WalkingLab was in London and took part in an “Uncomfortable Art Tour” at the Tate Britain, led by The Exhibitionist (aka Alice Procter: https://www.theexhibitionist.org/). The walking tour examines the colonial and imperial legacies of museums, collectors/patrons, and art practices. Rather than focus on the biography of the artist or the aesthetic elements that compose a painting, the tour asks questions about how national identity is represented in art, how art is part of the history of power, and the xenophobic ways that art communicates sovereign morals and character. The tours give space to the discounted and recounted stories and counter-stories invisible or absent in museum tours, texts, and education.

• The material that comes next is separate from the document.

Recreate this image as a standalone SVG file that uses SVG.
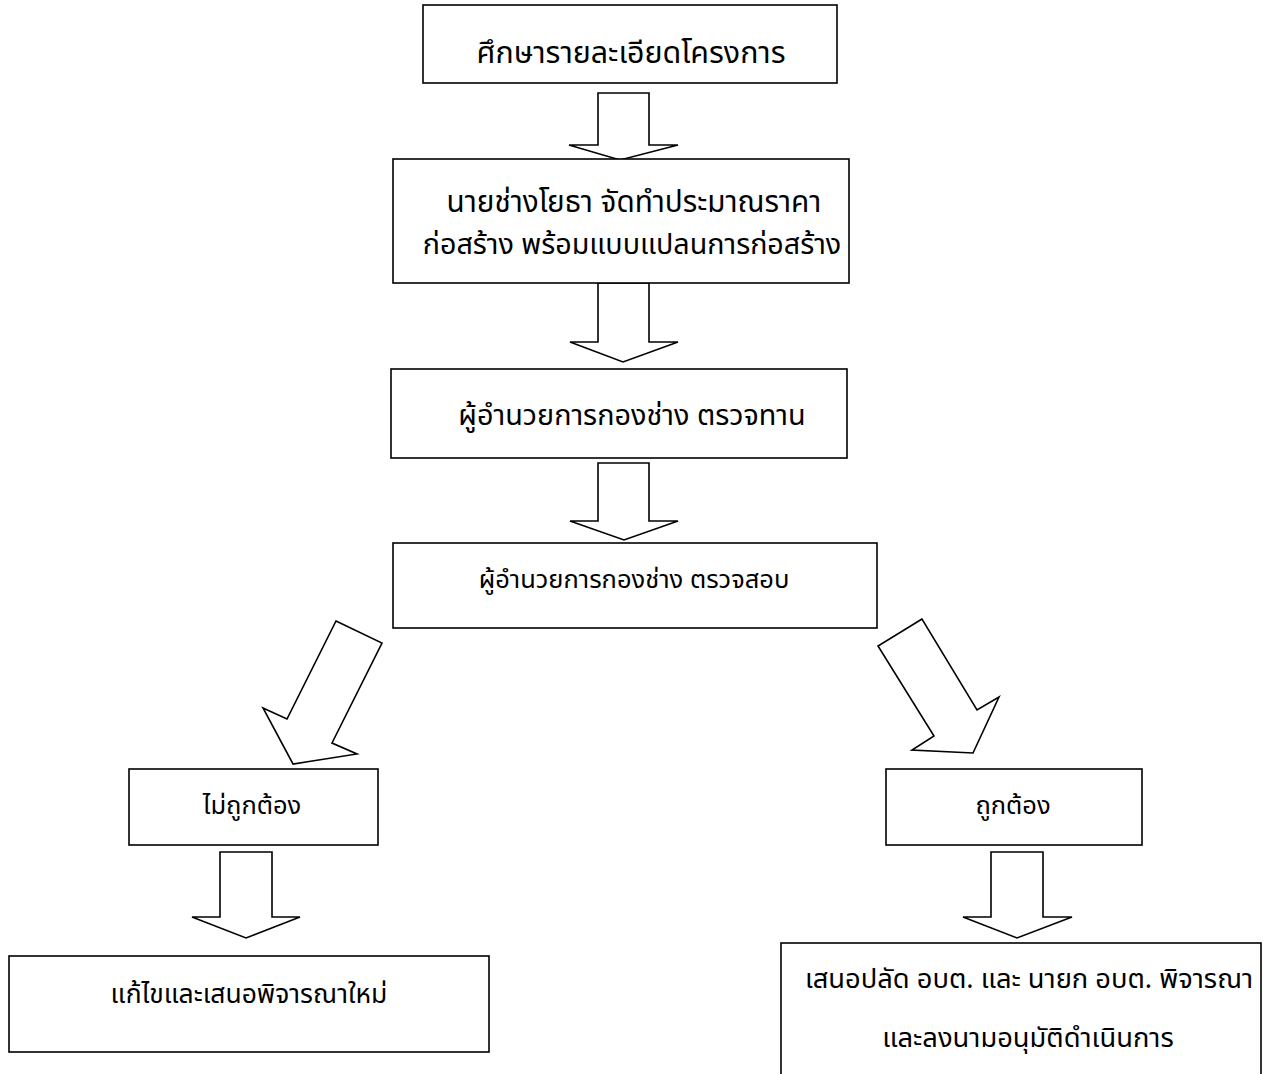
<svg xmlns="http://www.w3.org/2000/svg" width="1263" height="1074" viewBox="0 0 1263 1074">
<style>
.box{fill:#fff;stroke:#000;stroke-width:1.6}
.arr{fill:#fff;stroke:#000;stroke-width:1.6;stroke-linejoin:miter}
text{font-family:"Noto Sans Thai","Noto Sans","DejaVu Sans",sans-serif;fill:#000;text-anchor:middle}
.t1{font-size:29.7px}
.t2{font-size:25.5px}
.t3{font-size:26.5px}
.t4{font-size:27.3px}
</style>
<rect width="1263" height="1074" fill="#fff"/>
<g id="connectors">
<polygon class="arr" points="598,93 649,93 649,145 678,145 620,160 569,145 598,145"/>
<polygon class="arr" points="598,283 649,283 649,342 678,342 623,362 570,342 598,342"/>
<polygon class="arr" points="598,463 649,463 649,521 678,521 624,540 570,521 598,521"/>
<polygon class="arr" points="336,621 382,643 332,743 357,754 293,764 263,708 287,719"/>
<polygon class="arr" points="922,619 878,646 934,736 912,750 973,753 999,697 977,710"/>
<polygon class="arr" points="220,852 272,852 272,917 300,917 246,938 192,917 220,917"/>
<polygon class="arr" points="991,852 1043,852 1043,917 1072,917 1017,938 963,917 991,917"/>
</g>
<g id="n1"><rect class="box" x="423" y="5" width="414" height="78"/><text class="t1" x="631" y="63" style="font-size:30.4px">ศึกษารายละเอียดโครงการ</text></g>
<g id="n2"><rect class="box" x="393" y="159" width="456" height="124"/><text class="t1" x="634" y="212">นายช่างโยธา จัดทำประมาณราคา</text><text class="t1" x="632" y="254" style="font-size:28.7px">ก่อสร้าง พร้อมแบบแปลนการก่อสร้าง</text></g>
<g id="n3"><rect class="box" x="391" y="369" width="456" height="89"/><text class="t1" x="632" y="425" style="font-size:28.8px">ผู้อำนวยการกองช่าง ตรวจทาน</text></g>
<g id="n4"><rect class="box" x="393" y="543" width="484" height="85"/><text class="t2" x="634" y="588">ผู้อำนวยการกองช่าง ตรวจสอบ</text></g>
<g id="n5"><rect class="box" x="129" y="769" width="249" height="76"/><text class="t2" x="252" y="814">ไม่ถูกต้อง</text></g>
<g id="n6"><rect class="box" x="886" y="769" width="256" height="76"/><text class="t2" x="1013" y="814">ถูกต้อง</text></g>
<g id="n7"><rect class="box" x="9" y="956" width="480" height="96"/><text class="t3" x="249" y="1003">แก้ไขและเสนอพิจารณาใหม่</text></g>
<g id="n8"><rect class="box" x="781" y="943" width="480" height="140"/><text class="t4" x="1029" y="988">เสนอปลัด อบต. และ นายก อบต. พิจารณา</text><text class="t4" x="1028" y="1047">และลงนามอนุมัติดำเนินการ</text></g>
</svg>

During the tour, Procter pointed out how below many of the official gallery wall labels, were labels that invited audiences to visit a URL wherethey could read ‘alternative’ histories and critiques of the artwork by what the UK calls BAME (Black, Asian and Minority Ethnic) scholars, artists, and museum staff. Unfortunately, she noted, the labour of creating these ‘alternative’ versions is always unpaid. While seemingly attempting to ‘include’ marginalized voices, to do so at the cost of labour of the very people already marginalized within the institution seems a hollow gesture.
The work of feminist, anti-racist, and anti-colonial work, it seems, is not an institutional commitment, but the labour of queer, trans, Black, Indigenous, and people of colour. In a culture where the endeavor to materialize counter narratives always falls on those already oppressed, Proctor’s tours are a ‘walk’ in the right direction.